Researchers at NASA’s Jet Propulsion Laboratory (JPL), Pasadena,California, have demonstrated a prototype device that automatically and continuously monitors the air for the presence of bacterial spores. The result is a novel alarm system that is reminiscent of smoke detectors.
Current methods for detecting bacterial spores, such as anthrax, require a trained operator. The large number of trained monitors required, and associated costs, limits widespread implementation of these methods.
‘Having a technician continuously monitor the air for spores is like having the fire department live at your house to ensure there is no fire,’ said Dr. Adrian Ponce, a chemist and senior member of the technical staff at JPL. ‘What you want is a smoke detector, a device that continuously monitors the air for smoke, or in our case, bacterial spores,’ he said.
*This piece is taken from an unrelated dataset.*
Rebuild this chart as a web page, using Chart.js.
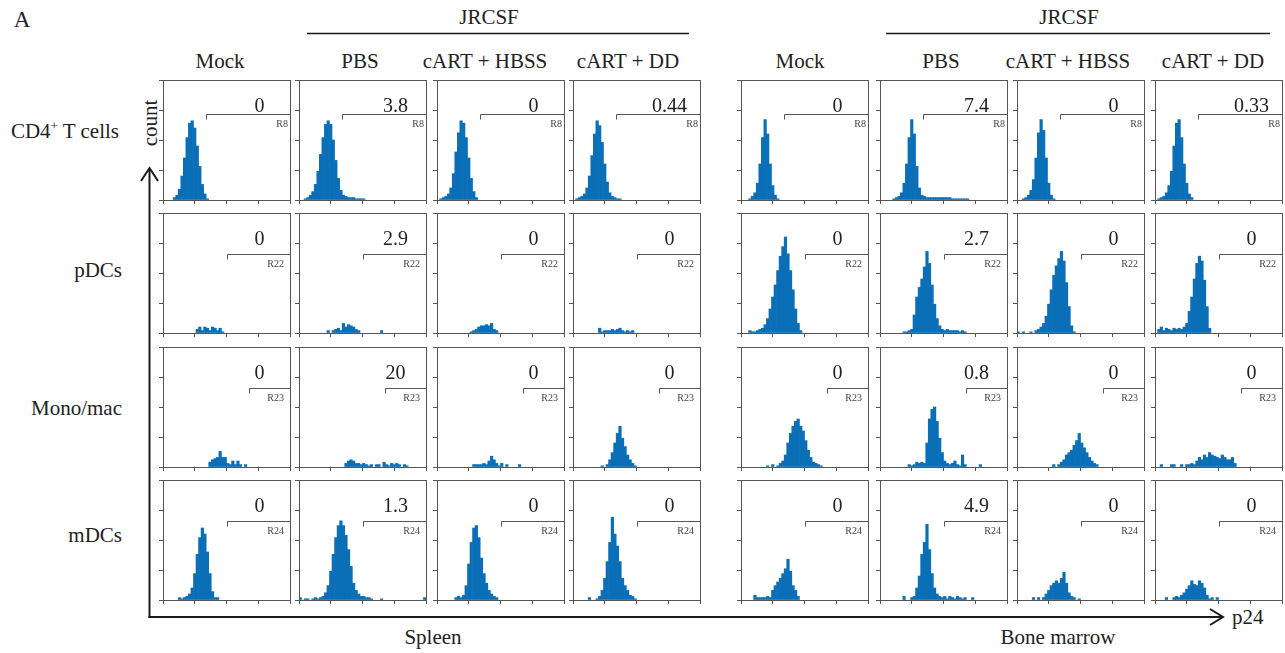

Ponce and Elizabeth D. Lester, a senior in microbiology at Baylor University, Waco, Texas, performed tests on the anthrax detector last summer. They got their results using harmless Bacillus subtilis spores that were aerosolised to simulate an anthrax attack. Bacillus subtilis is found worldwide in soils and on root vegetables.
During the tests, aerosolised spores were captured with an aerosol sampler and suspended in a solution. Suspended spores were ruptured with microwaves to release a chemical from inside the spores called dipicolinic acid, which is unique to bacterial spores. This dipicolinic acid instantaneously reacts with the chemical sensor in the solution.
The sensor is said to trigger an intense green luminescence when viewed under ultraviolet light. The intensity of the luminescence corresponds to the concentration of bacterial spores in the sample.
If an increase in spore concentration is detected, an alarm sounds. A technician would respond to confirm the presence of anthrax spores using traditional sampling and analysis, such as colony counting and polymerase chain reaction, which amplifies DNA to measurable concentrations. The instrument response time is 15 minutes, fast enough to help prevent widespread contamination.
JPL’s bacterial spore detection system is simple and robust, a prerequisite for continuous monitoring. The system is designed for constant and unattended monitoring of spaces such as public facilities and commercial buildings. Two features of the device prevent false alarms. JPL’s detection technology discriminates against detecting aerosol components, such as dust, and the device only sounds an alarm when it detects a significant increase in spore count.
In a related development, JPL recently entered into an agreement with the Californian company, Universal Detection Technology (UDT), to mutually develop a commercially available anthrax ‘smoke’ detector. The partnership will combine JPL spore detection technology with Universal’s aerosol capture device.
The system used by UDT cannot distinguish between inorganic particles or biological substances such as bacterial spores. For the next 12 months, JPL will work to incorporate bacterial spore detection technology to make the device sensitive enough for use by Universal as a bioterrorism warning monitor.